My current research is anchored in the realm of audio and AI. While I’m constrained from divulging specifics, my focus lies in enhancing the steerability of AI audio tools and refining their interface.
Ge’s assertion in this chapter, emphasizing the predictability of interfaces, resonated deeply. Contrary to this, many neural networks today are intricate black boxes. Their behavior is unpredictable and often at odds with user expectations. Maneesh Agrawal’s insightful blog post sheds light on this very challenge. This thought segues into another poignant design principle:
Design Principle 5.19: Interfaces Should Extend Us
AI’s potential extends beyond mere automation. The true challenge lies in harnessing its power to augment and extend human capabilities.
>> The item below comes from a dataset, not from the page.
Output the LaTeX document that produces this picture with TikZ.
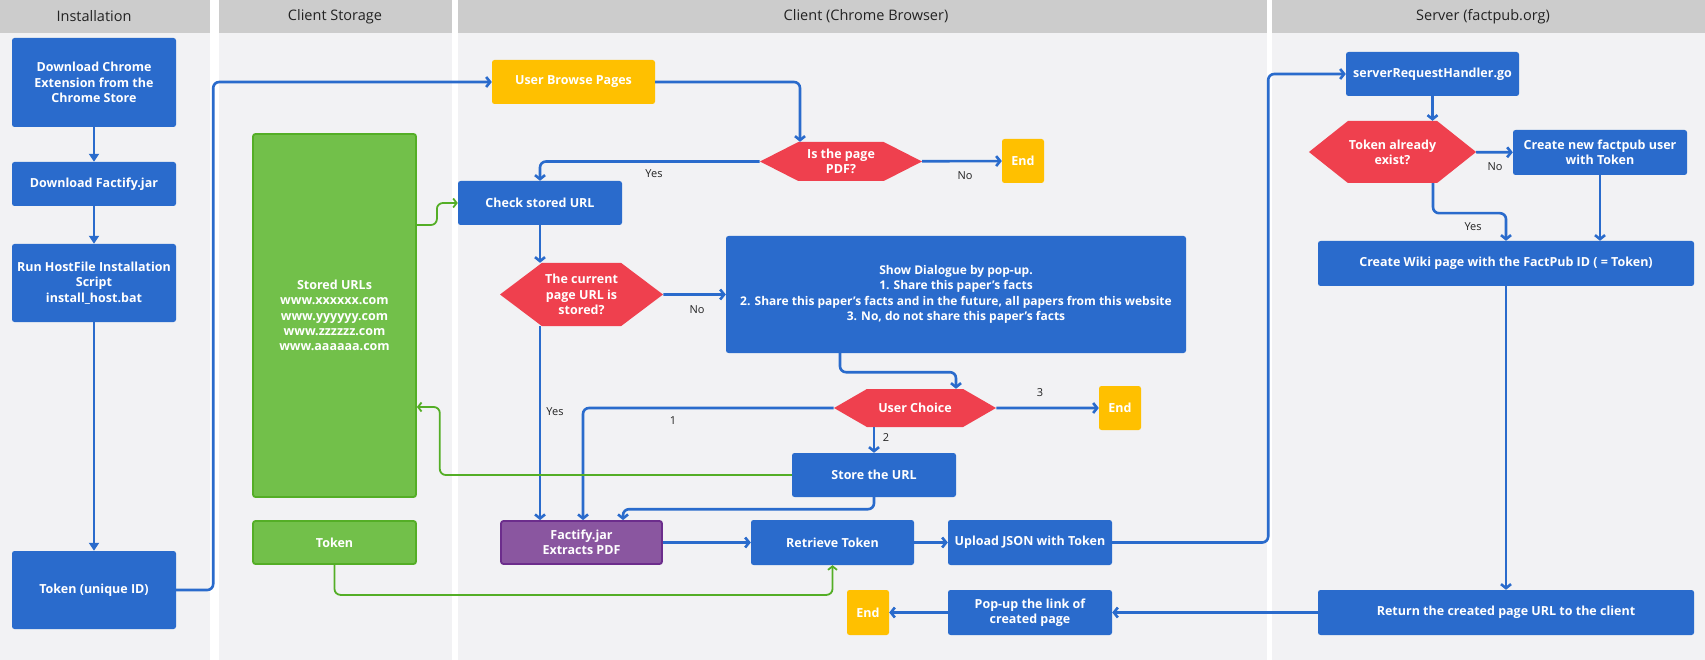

In the realm of arts and music, where the journey is as fulfilling as the destination, the mere idea of complete automation is counterintuitive. I’m reminded of my experiences in CS470, where students, including myself, harnessed the power of machine learning to create tools that retained the human touch. My music audio mosaic, for instance, blended the raw emotion of my guitar with the precision of synthesized sounds. This synergy led to an unparalleled sense of empowerment.
Leading on from this, another design principle comes to mind:
Design Principle 5.18: Re-mutualize! Input + Output + Human
I endeavored to create a harmonious blend of my guitar’s melodies and the AI-generated synth sounds. The AI served not as a replacement, but as an enhancer, amplifying the nuances of my playing.